Ainsi, les mentions devant figurer, au titre de l’article A. 424-9 du Code de l’urbanisme, dans l’arrêté délivrant le permis n’ont qu’une portée indicative, puisque, en réalité, seules les informations indiquées par le pétitionnaire dans sa demande de permis ont réellement une incidence sur la portée de l’arrêté délivrant le permis de construire.
Le pétitionnaire n’est, en effet, autorisé à réaliser que les seuls travaux correspondant à ceux indiqués dans sa demande et ce, même en présence de mentions erronées dans l’arrêté délivrant le permis de construire.
Pour conclure, cette solution, inédite, retenue par le Conseil d’État s’inscrit donc dans la continuité de sa jurisprudence antérieure et se veut pragmatique.
Aussi, cette décision a le mérite de rassurer les porteurs de projet en clarifiant leur situation lorsqu’ils sont détenteurs d’un permis dont certaines mentions sont erronées, et en leur évitant ainsi d’avoir à solliciter un arrêté rectificatif dans une telle situation.

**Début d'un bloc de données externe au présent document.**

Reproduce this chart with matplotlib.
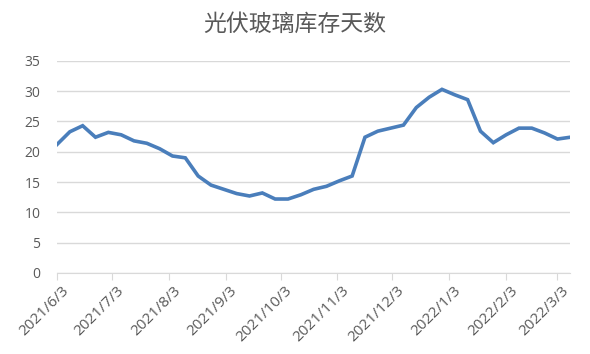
import matplotlib.pyplot as plt
import matplotlib.transforms as mtransforms
import pandas as pd

plt.rcParams['font.family'] = ['Open Sans', 'Noto Sans CJK SC', 'DejaVu Sans']

# weekly data, every Thursday from 2021/6/3
dates = pd.date_range("2021-06-03", periods=41, freq="7D")
days = [21.2, 23.3, 24.3, 22.4, 23.2, 22.8, 21.8, 21.4, 20.5, 19.3,
        19.0, 16.0, 14.5, 13.8, 13.1, 12.7, 13.2, 12.2, 12.2, 12.9,
        13.8, 14.3, 15.2, 16.0, 22.4, 23.4, 23.9, 24.4, 27.3, 29.0,
        30.3, 29.4, 28.6, 23.4, 21.5, 22.8, 23.9, 23.9, 23.1, 22.1,
        22.4]
tick_labels = ["2021/6/3", "2021/7/3", "2021/8/3", "2021/9/3", "2021/10/3",
               "2021/11/3", "2021/12/3", "2022/1/3", "2022/2/3", "2022/3/3"]
tick_dates = pd.to_datetime(tick_labels, format="%Y/%m/%d")

grey = '#595959'

fig = plt.figure(figsize=(5.9, 3.54), dpi=100)
ax = fig.add_axes([0.0966, 0.229, 0.87, 0.599])
ax.plot(dates, days, color='#4a7ebb', lw=2.6, solid_joinstyle='miter')

ax.set_ylim(0, 35)
ax.set_yticks(range(0, 36, 5))
ax.set_xlim(dates[0], dates[-1])
ax.set_xticks(tick_dates)
ax.set_xticklabels(tick_labels)
ax.grid(axis='y', color='#d9d9d9', lw=1)
ax.set_axisbelow(True)
for s in ['top', 'right', 'left']:
    ax.spines[s].set_visible(False)
ax.spines['bottom'].set_color('#d9d9d9')
ax.tick_params(axis='y', length=0, labelsize=10, labelcolor=grey, pad=12)
ax.tick_params(axis='x', length=5, color='#d9d9d9', labelsize=11, labelcolor=grey, pad=1)
shift = mtransforms.ScaledTranslation(4 / 100, -2 / 100, fig.dpi_scale_trans)
for lab in ax.get_xticklabels():
    lab.set_rotation(45)
    lab.set_ha('right')
    lab.set_rotation_mode('anchor')
    lab.set_transform(lab.get_transform() + shift)

fig.text(0.5, 0.932, "光伏玻璃库存天数", ha='center', va='center',
         fontsize=16.5, color=grey, family=['Noto Sans CJK SC'])

fig.savefig('out.png', dpi=100)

[1] CAA Nancy, 1ère ch., 16 décembre 2021, n° 19NC00374 N° Lexbase : A471273W.
[2] N.B : habitation, hébergement hôtelier, bureaux, commerce, artisanat, industrie, exploitation agricole ou forestière, entrepôt.
[3] CE, Sect., 15 juillet 2004, n° 228437, publié au recueil Lebon N° Lexbase : A8155DCZ.